AfDB President calls for development revitalization
African Development Bank President Dr Akinwumi A. Adesina has called on the developed countries of the world to honour their financial commitments to developing countries as developing nations struggle to battle against climate change and the impact of the Covid-19 pandemic. He said Covid had drawn millions, particularly in Africa, into poverty.
Dr Adesina was speaking on Thursday at a panel at the fourth edition of the Paris Peace Forum, an event organized and championed by French President Emmanuel Macron to bring together global governance actors in an international and open space to interact, discuss and generate concrete solutions to challenges. The theme of this year’s forum is “Bridging the solidarity gap.”
Highlighting Africa’s financial needs amidst global inequity, Adesina said: “We are only looking for 485 billion dollars in the next three years to emerge from the current crisis. Meanwhile, the developed world has trillions of dollars.
While the developed world is getting second and third Covid-19 booster shots, Africa is struggling to get one basic shot in people’s arms.” He underscored the importance of the International Monetary Fund’s $650 billion of special drawing rights (SDRs), which he said offered developing countries and African nations in particular, additional resources as they cope with challenges of building back their economies from the Covid-19 pandemic.
The French President’s Special Envoy for Covid-related Initiatives in Africa, Ambassador Alain Le Roy, said France had set the example by providing 20% of its SDRs to countries most in need, and he encouraged other developed countries to follow the French lead. “The SDRs should also be allocated to multilateral development banks such as the African Development Bank to support Africa’s economic recovery,” he stressed.
Thanking IMF Managing Director Kristalina Georgieva for leading market stability in the middle of a global crisis, Adesina said: “SDRs are a good instrument to support countries with reserves in central banks but these funds can be better leveraged through multilateral development banks like the African Development Bank, which is a prescribed holder of SDRs. We are leverage machines and can leverage these resources for far more.” He added: “They can contribute effectively to the continent’s development needs as we ensure that education, energy, water, agriculture and health all grow exponentially, and as we recover 30 million lost jobs.”
The African Development Bank chief said it was a time to optimize the global financial architecture and for partners to work assertively towards a development revitalization in Africa. He told his International Monetary Fund counterpart, Kristalina Georgieva, that it would be desirable for the Fund to work side by side with multilateral development banks and support such development revitalization. He explained that this would deliver much needed resources to public development banks to help grow the various sectors back. Adesina said: “This will make sure the SDRs hit the ground most effectively. Then we can call the SDRs ‘Supporting Development Revitalization’ as they will then go beyond stabilizing central banks to reviving, revitalizing and stabilizing lives of real people.”

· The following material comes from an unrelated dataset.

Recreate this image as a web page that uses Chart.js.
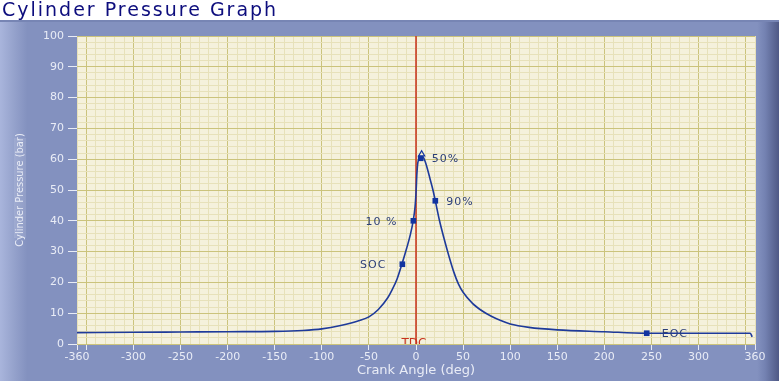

Speaking on the same panel, Senegalese President Macky Sall said SDRs were just one tool. He said many African economies were already fragile when Covid broke in 2020. He said: “We need further capacity to help purchase vaccines, and this is where the SDRs are useful. But we also need a new deal to enable people to have a new start.”
“ This was largely consistent with the African Development Bank chief’s call for development revitalization. President Sall added: “In Africa, we have 31 million square kilometres where we must build our infrastructure. The 100 billion dollars a year that developed countries promised developing nations in climate finance, for example, is another source of finance for our development priorities.”
Addressing the critical issue of energy transition, Adesina said gas remained important for African economies as part of its energy transition. “As much as we talk about just energy transition, we must also talk about building just energy systems.”
“He emphasized that Africa was a continent where close to 600 million people lived with limited or sometimes no access to electricity, and thus had to make use of existing sources of energy like natural gas, which was in abundance on the continent. President Sall strongly supported this in his intervention, noting “to remove gas from Africa’s energy systems is to kill African economies.”
Adesina said that while gas must remain an important part of energy transmission in Africa, as much as 83% of the African Development Bank’s financing on energy generation was in renewables. “We must make sure that Africa is not disadvantaged in energy transitioning because Africa needs access, affordability, stability and security of energy,” the African Development Bank head said.